As it is, the three dials on the top half of the watch are pretty much useless to me, but that doesn't stop them from being cool.

Radio Signal Indicator

At the 11:00, 12:00, and between 1:00 and 2:30 are indicators for the radio signal.  When the watch is attempting to synch with the atomic clock, the second hand will move to "RX", which is indicated at the 12:00 position.  If the watch fails to receive a signal, the second hand will move to "NO", at 11:00.  If the watch receives a signal, it informs you the strength of that signal by pointing to L (low), M (medium) or H (high) indicators between 2:30 and 1:00.  Very neat.  You can also confirm whether a signal was received by pushing the lower of the two pushers.
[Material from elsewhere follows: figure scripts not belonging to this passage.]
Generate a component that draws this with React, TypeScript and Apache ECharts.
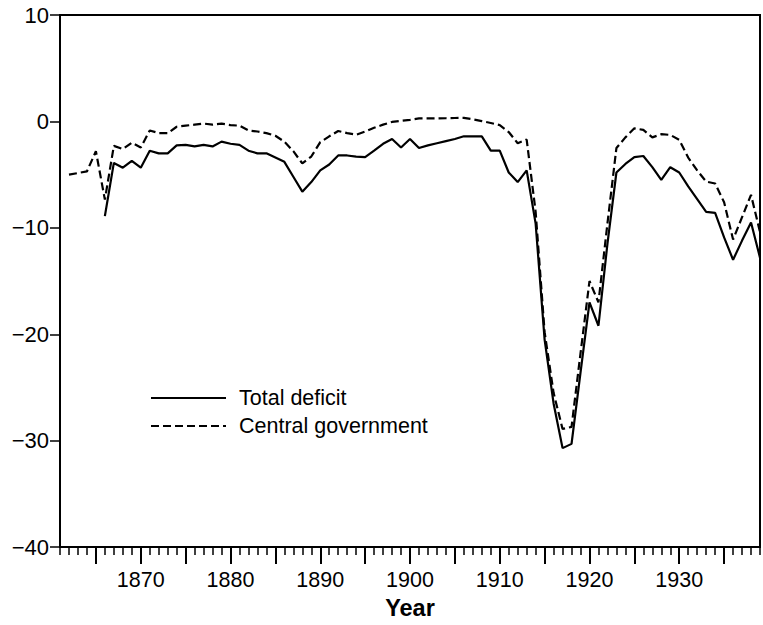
import React, { useEffect, useRef } from "react";
import * as echarts from "echarts";

const X_MIN = 1861;
const X_MAX = 1939;
const majorTickYears = [1865, 1870, 1875, 1880, 1885, 1890, 1895, 1900, 1905, 1910, 1915, 1920, 1925, 1930, 1935];
const labelYears = [1870, 1880, 1890, 1900, 1910, 1920, 1930];

const totalStart = 1866;
const totalDeficit = [
  -8.9, -3.9, -4.35, -3.7, -4.35, -2.75, -3.0, -3.0, -2.25, -2.2,
  -2.35, -2.2, -2.35, -1.9, -2.1, -2.2, -2.75, -3.0, -3.0, -3.4,
  -3.8, -5.2, -6.6, -5.7, -4.6, -4.05, -3.2, -3.2, -3.3, -3.35,
  -2.75, -2.1, -1.65, -2.45, -1.65, -2.5, -2.25, -2.05, -1.85, -1.65,
  -1.4, -1.4, -1.4, -2.75, -2.75, -4.8, -5.7, -4.6, -9.6, -20.5,
  -26.5, -30.7, -30.3, -23.6, -17.0, -19.2, -11.5, -4.8, -4.0, -3.35,
  -3.25, -4.3, -5.5, -4.3, -4.8, -6.1, -7.3, -8.5, -8.6, -10.9,
  -13.0, -11.2, -9.5, -12.8,
];

const centralStart = 1862;
const centralGovernment = [
  -5.0, -4.85, -4.7, -2.8, -7.35, -2.3, -2.6, -2.0, -2.45, -0.85,
  -1.1, -1.1, -0.5, -0.4, -0.3, -0.2, -0.3, -0.2, -0.35, -0.4,
  -0.85, -0.95, -1.1, -1.35, -1.9, -2.8, -3.95, -3.3, -1.95, -1.4,
  -0.9, -1.1, -1.25, -0.95, -0.6, -0.3, -0.05, 0.05, 0.15, 0.28,
  0.28, 0.28, 0.3, 0.32, 0.34, 0.2, 0.03, -0.15, -0.35, -1.0,
  -2.05, -1.7, -8.5, -19.8, -25.5, -28.9, -28.7, -21.8, -15.0, -17.0,
  -9.6, -2.5, -1.5, -0.65, -0.8, -1.5, -1.2, -1.27, -1.73, -3.4,
  -4.6, -5.65, -5.83, -7.6, -11.1, -9.0, -6.9, -10.4,
];

const FONT = "'Liberation Sans', Arial, Helvetica, sans-serif";

export default function App() {
  const ref = useRef<HTMLDivElement>(null);

  useEffect(() => {
    if (!ref.current) return;
    const chart = echarts.init(ref.current, null, { renderer: "svg" });

    const minorYears: number[] = [];
    for (let y = X_MIN; y <= X_MAX; y++) {
      if (!majorTickYears.includes(y)) minorYears.push(y);
    }

    const totalData = totalDeficit.map((v, i) => [totalStart + i, v]);
    const centralData = centralGovernment.map((v, i) => [centralStart + i, v]);

    chart.setOption({
      animation: false,
      backgroundColor: "#fff",
      textStyle: { fontFamily: FONT, color: "#000" },
      grid: {
        left: 60,
        right: 3,
        top: 15,
        bottom: 70,
        show: true,
        borderColor: "#000",
        borderWidth: 2,
        backgroundColor: "transparent",
      },
      legend: {
        orient: "vertical",
        left: 150,
        top: 387,
        padding: 0,
        itemWidth: 75,
        itemHeight: 22,
        itemGap: 6,
        selectedMode: false,
        itemStyle: { opacity: 0 },
        textStyle: { fontSize: 21.5, fontFamily: FONT, color: "#000", padding: [0, 0, 0, 8] },
        data: ["Total deficit", "Central government"],
      },
      xAxis: [
        {
          type: "value",
          min: X_MIN,
          max: X_MAX,
          position: "bottom",
          name: "Year",
          nameLocation: "middle",
          nameGap: 43,
          nameTextStyle: { fontSize: 23.5, fontWeight: "bold", fontFamily: FONT, color: "#000" },
          axisLine: { show: true, onZero: false, lineStyle: { color: "#000", width: 2 } },
          axisTick: { show: true, length: 17, customValues: majorTickYears, lineStyle: { color: "#000", width: 2 } },
          axisLabel: {
            customValues: labelYears,
            fontSize: 21.5,
            margin: 22,
            color: "#000",
            fontFamily: FONT,
            formatter: (v: number) => String(v),
          },
          splitLine: { show: false },
        },
        {
          type: "value",
          min: X_MIN,
          max: X_MAX,
          position: "bottom",
          axisLine: { show: false, onZero: false },
          axisTick: { show: true, length: 8, customValues: minorYears, lineStyle: { color: "#000", width: 1.5 } },
          axisLabel: { show: false },
          splitLine: { show: false },
        },
      ],
      yAxis: {
        type: "value",
        min: -40,
        max: 10,
        interval: 10,
        axisLine: { show: true, onZero: false, lineStyle: { color: "#000", width: 2 } },
        axisTick: { show: true, length: 10, lineStyle: { color: "#000", width: 1.5 } },
        axisLabel: {
          fontSize: 22,
          margin: 11,
          color: "#000",
          fontFamily: FONT,
          formatter: (v: number) => String(v).replace("-", "\u2212"),
        },
        splitLine: { show: false },
      },
      series: [
        {
          name: "Total deficit",
          type: "line",
          xAxisIndex: 0,
          data: totalData,
          symbol: "none",
          lineStyle: { color: "#000", width: 2.2 },
          itemStyle: { color: "#000" },
        },
        {
          name: "Central government",
          type: "line",
          xAxisIndex: 0,
          data: centralData,
          symbol: "none",
          lineStyle: { color: "#000", width: 2.2, type: [8, 4] },
          itemStyle: { color: "#000" },
        },
      ],
    });

    return () => chart.dispose();
  }, []);

  return (
    <div
      ref={ref}
      style={{ position: "absolute", left: 0, top: 0, width: 763, height: 625 }}
    />
  );
}
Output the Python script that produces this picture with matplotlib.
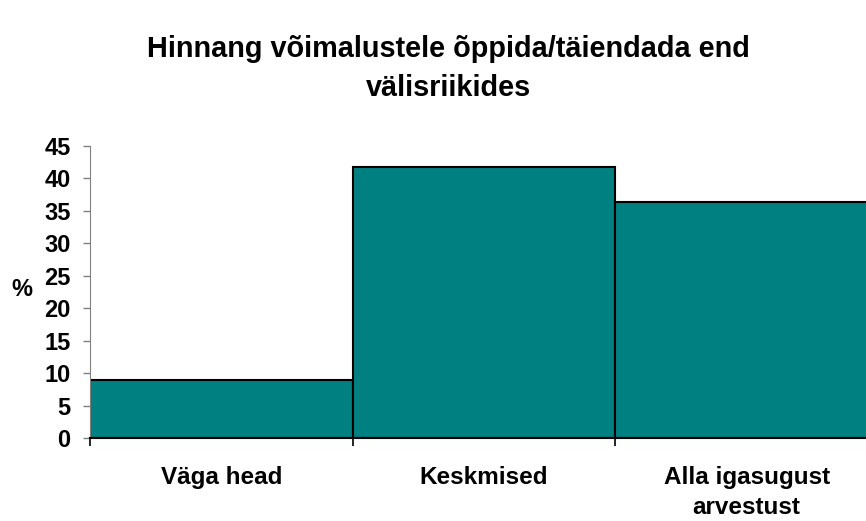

All in all, a very nice watch.  A tad complicated, but actually quite easy to use.  

After a week of wearing it, I would make the following improvements:

1) LED lights for the whole face rather than just the LCDs

2) LED lights that work regardless of mode

3) Second time zone indicated at 12:00 dial, rather than UTC (though I'm sure people will disagree with me on this one, so I'm not too fussed)

4) Alarm indicated at 2:00 dial, rather than 24 hour hand

5) Mode dial that works in default crown position, rather than having to pull the crown out to change modes

6) Bezel that is easier to turn

I think you'll agree that these are all pretty minor points.  So far, I'm thrilled with the watch.